One of the things I did over my holiday that warrants a little more attention is a trip to a pub.

Pub visits are not normally a note worthy event for me. I am a CAMRA member and I love trying different real ales, so pubs and beer festivals are common haunts for me (and don’t think I don’t get funny looks teaming a vintage frock with a pint of ale). This, however, was a special pub. The Red Lion, Snargate on Romney Marsh.

My Dad found out about the pub, which is on CAMRA’s National Inventory of unspoilt Heritage Pubs, and decided to take us all along for an afternoon drink while we were visiting.

The pub has been in the same family since 1911 and has remained virtually unchanged since WWII. They don’t sell lager and all the real ales are poured straight from the cask, food consists of crisps and pickled eggs, and the toilets are outside. It’s also one of the few pubs to still open at 11am and close again for the afternoon at 3pm. Which is perhaps lucky as I could easily have spent all day sitting in the sunny beer garden.

The pub is currently owned by Doris Jemison, now in her 80s. She was serving behind the bar when we arrived and is going slightly deaf, which made ordering a challenge. She spent some time looking for biscuits after I asked if I could take pictures before we managed to clear up what the hell I was going on about.

Doris is an ex Land Girl, I had a quick chat with her and it seems she used to make pyjamas and shirts in Penge, before joining the Land Army and being posted to the farms at Snargate when she was 18. She never left, and the pub she now runs belonged to her husband, and before that to his Father, meaning it’s been in the family for over 100 years now. She told me that when her husband died 26 years ago she just decided to keep the pub “how the men had it”, and it’s never been modernised at all.

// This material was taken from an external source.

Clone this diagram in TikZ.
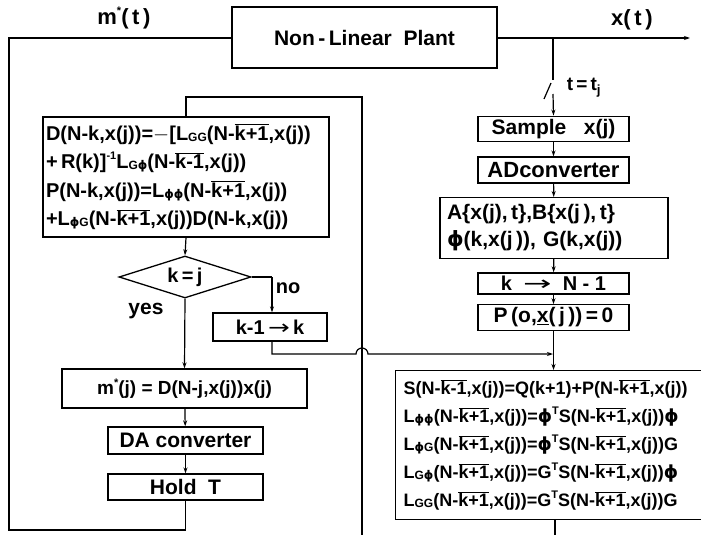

The pub consists of 3 small rooms. A central bar, a games room and a back room with a piano, all of which are decorated with WWII memorabilia and other bits and bobs, some of it original decor, and other bits new additions. I spent a thoroughly enjoyable 20 minutes clomping round the rooms in stupid platform shoes (I didn’t know where we were going, it was a surprise, not that, that would have stopped me) taking photographs and reading posters, much to amusement of 2 local men who wouldn’t let me take their photos as they were supposed to be at work, not drinking pint pots of beer in the pub.

There’s no TV, music, fruit machines or other flashing games, and the rooms are lit only by one electric light each, and in the evening a few candles.

There are also traditional pub games like bar skittles, which I am very bad at.

After failing badly at pub games the sun actually made an appearance and we took a second pint out to the gorgeous secluded pub garden where we spent a happy hour watching a Pea Hen running round calling for it’s mate. The pub is really out of the way, so a bit of an adventure to get to, but it’s an amazing little time capsule of history, and it also sells jolly nice beer.

I loved the chance to meet a real life Land Girl as well. Doris, it seems, is a bit of a local legend and was very proud to tell us that she’d been interviewed recently by the BBC for a program on Land Girls, so keep your eyes peeled for Doris on the TV!